GIVEN INSTRUCTION:
Please return exactly the run of lines that begins with the line containing "Recreate this image" and ends with the line containing "from matplotlib.patches import Rectangle", pictures excluded.

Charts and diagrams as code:
-- Begin --

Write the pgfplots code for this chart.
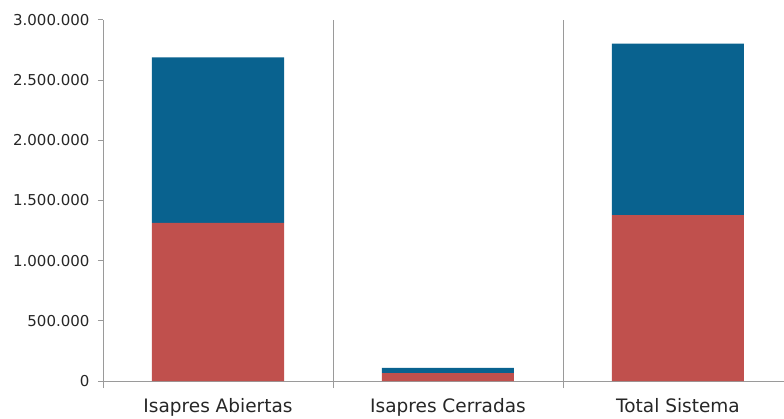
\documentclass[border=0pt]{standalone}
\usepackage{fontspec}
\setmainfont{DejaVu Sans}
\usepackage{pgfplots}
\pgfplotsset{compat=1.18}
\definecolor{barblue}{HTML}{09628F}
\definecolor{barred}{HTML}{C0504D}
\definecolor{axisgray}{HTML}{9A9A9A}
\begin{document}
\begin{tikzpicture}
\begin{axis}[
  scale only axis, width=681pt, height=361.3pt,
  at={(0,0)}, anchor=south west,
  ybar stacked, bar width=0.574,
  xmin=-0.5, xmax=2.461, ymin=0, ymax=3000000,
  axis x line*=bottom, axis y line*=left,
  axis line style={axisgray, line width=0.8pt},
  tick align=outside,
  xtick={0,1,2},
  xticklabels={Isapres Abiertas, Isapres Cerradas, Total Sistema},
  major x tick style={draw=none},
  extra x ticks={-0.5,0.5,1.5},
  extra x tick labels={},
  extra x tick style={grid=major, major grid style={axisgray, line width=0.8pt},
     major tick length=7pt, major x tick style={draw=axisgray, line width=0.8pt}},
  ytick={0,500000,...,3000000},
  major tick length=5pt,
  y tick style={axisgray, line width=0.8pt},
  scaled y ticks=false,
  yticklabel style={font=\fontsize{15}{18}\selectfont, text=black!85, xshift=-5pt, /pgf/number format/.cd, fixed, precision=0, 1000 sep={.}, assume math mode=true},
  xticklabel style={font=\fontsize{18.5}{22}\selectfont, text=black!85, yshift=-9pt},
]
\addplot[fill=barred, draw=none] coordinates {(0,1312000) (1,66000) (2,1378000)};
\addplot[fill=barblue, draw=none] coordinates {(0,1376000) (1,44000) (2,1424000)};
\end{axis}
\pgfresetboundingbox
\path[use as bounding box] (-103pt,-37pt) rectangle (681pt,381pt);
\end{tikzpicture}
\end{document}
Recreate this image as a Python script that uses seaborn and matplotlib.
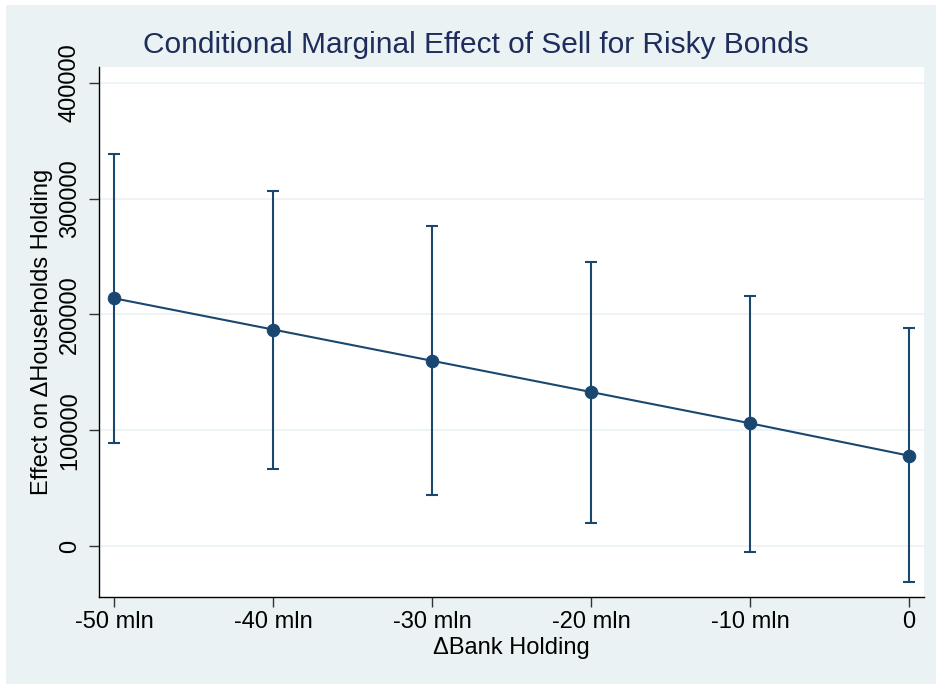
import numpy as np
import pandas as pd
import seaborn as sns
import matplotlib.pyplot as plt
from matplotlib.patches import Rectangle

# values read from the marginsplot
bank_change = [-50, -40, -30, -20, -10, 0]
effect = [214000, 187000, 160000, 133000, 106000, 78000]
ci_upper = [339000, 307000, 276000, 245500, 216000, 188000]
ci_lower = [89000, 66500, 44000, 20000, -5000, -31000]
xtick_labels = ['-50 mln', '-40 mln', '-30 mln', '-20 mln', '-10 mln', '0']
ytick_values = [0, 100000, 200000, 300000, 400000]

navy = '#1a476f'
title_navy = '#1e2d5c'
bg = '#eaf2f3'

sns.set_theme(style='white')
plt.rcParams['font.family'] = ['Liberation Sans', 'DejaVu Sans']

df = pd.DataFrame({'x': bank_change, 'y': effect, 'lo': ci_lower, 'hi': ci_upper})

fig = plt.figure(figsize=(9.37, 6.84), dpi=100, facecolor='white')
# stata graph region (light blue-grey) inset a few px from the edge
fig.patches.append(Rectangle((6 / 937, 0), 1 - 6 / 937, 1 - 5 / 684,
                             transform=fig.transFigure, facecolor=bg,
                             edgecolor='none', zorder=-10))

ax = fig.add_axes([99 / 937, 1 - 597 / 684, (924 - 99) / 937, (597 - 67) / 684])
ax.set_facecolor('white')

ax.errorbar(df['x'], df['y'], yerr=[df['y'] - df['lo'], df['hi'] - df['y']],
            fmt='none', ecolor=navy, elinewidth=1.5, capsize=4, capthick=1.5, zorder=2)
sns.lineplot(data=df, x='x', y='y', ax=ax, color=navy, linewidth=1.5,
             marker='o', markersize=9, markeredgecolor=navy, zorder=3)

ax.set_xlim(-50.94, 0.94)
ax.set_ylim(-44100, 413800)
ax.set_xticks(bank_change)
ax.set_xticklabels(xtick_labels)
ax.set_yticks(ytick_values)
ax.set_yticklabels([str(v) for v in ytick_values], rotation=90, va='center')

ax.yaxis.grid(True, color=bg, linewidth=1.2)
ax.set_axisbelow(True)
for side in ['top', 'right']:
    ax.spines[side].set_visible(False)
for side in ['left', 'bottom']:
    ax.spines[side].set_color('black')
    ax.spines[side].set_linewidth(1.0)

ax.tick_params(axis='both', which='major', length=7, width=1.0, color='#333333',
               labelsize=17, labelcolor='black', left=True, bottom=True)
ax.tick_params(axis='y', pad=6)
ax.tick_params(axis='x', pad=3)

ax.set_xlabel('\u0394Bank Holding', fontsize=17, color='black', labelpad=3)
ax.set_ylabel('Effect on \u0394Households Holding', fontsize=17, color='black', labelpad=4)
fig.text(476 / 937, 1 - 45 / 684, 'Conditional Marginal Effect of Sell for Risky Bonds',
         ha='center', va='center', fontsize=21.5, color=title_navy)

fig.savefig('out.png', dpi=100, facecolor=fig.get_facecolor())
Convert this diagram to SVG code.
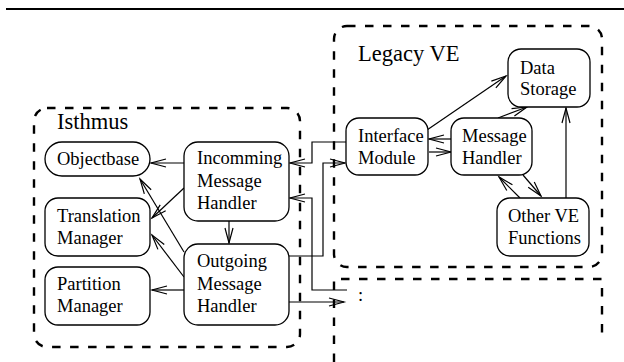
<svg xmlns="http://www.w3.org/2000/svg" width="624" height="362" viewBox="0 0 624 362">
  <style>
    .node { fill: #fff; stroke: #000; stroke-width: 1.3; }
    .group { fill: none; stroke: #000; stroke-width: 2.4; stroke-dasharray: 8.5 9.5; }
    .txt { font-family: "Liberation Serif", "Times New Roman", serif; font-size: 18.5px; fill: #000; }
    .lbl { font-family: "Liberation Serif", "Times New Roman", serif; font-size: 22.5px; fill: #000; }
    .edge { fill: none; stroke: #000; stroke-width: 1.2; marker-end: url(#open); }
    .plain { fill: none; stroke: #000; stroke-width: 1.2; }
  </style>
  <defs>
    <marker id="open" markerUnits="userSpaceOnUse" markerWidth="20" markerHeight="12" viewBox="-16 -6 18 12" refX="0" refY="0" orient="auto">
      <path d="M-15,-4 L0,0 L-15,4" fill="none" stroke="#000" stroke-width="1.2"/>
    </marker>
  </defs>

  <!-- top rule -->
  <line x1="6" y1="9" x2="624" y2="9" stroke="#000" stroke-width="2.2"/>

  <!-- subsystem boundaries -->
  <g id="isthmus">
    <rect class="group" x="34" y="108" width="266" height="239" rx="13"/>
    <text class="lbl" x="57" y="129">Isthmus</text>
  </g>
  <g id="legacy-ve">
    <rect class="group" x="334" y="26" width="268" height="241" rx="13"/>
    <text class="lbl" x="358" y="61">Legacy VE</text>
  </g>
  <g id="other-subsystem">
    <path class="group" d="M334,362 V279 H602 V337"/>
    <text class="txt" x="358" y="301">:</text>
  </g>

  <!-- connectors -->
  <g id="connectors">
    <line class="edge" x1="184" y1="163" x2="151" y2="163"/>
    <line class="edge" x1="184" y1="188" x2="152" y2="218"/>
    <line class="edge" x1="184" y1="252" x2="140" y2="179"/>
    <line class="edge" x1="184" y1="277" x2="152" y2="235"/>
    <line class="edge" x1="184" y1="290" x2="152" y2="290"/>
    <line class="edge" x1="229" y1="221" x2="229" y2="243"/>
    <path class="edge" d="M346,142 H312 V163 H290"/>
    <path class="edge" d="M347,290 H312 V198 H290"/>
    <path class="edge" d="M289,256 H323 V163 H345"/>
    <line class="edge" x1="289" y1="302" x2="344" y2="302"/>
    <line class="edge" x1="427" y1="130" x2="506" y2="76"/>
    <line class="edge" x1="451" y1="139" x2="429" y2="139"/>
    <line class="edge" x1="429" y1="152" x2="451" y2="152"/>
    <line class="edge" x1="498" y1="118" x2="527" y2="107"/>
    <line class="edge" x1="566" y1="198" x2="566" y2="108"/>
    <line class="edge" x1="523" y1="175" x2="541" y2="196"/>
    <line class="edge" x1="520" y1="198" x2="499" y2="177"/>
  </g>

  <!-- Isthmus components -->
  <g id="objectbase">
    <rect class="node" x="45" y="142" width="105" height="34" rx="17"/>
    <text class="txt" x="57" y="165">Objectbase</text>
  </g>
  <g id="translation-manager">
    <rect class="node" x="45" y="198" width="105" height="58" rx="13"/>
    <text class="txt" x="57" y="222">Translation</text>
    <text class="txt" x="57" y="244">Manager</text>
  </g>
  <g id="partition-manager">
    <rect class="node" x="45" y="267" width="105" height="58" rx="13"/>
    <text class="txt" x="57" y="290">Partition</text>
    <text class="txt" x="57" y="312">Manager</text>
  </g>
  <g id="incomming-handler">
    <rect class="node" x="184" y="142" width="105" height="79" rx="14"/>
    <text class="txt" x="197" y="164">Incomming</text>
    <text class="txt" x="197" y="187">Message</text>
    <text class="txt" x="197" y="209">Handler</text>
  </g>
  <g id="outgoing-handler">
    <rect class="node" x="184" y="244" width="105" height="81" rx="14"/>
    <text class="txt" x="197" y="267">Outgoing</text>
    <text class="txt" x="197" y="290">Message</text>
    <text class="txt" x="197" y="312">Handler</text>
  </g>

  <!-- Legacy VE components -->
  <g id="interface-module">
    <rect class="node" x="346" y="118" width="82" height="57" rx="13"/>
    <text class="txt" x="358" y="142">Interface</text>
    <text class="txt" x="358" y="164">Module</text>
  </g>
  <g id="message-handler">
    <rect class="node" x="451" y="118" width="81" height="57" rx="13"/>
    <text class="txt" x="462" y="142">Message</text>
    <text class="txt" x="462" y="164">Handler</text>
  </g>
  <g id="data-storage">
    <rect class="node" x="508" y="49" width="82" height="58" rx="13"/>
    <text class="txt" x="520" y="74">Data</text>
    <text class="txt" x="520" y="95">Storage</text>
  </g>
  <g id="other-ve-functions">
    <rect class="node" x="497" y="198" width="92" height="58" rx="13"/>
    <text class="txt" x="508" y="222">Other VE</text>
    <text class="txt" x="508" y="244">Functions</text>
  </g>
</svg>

-- End --

FINAL ANSWER:
Recreate this image as a Python script that uses seaborn and matplotlib.
import numpy as np
import pandas as pd
import seaborn as sns
import matplotlib.pyplot as plt
from matplotlib.patches import Rectangle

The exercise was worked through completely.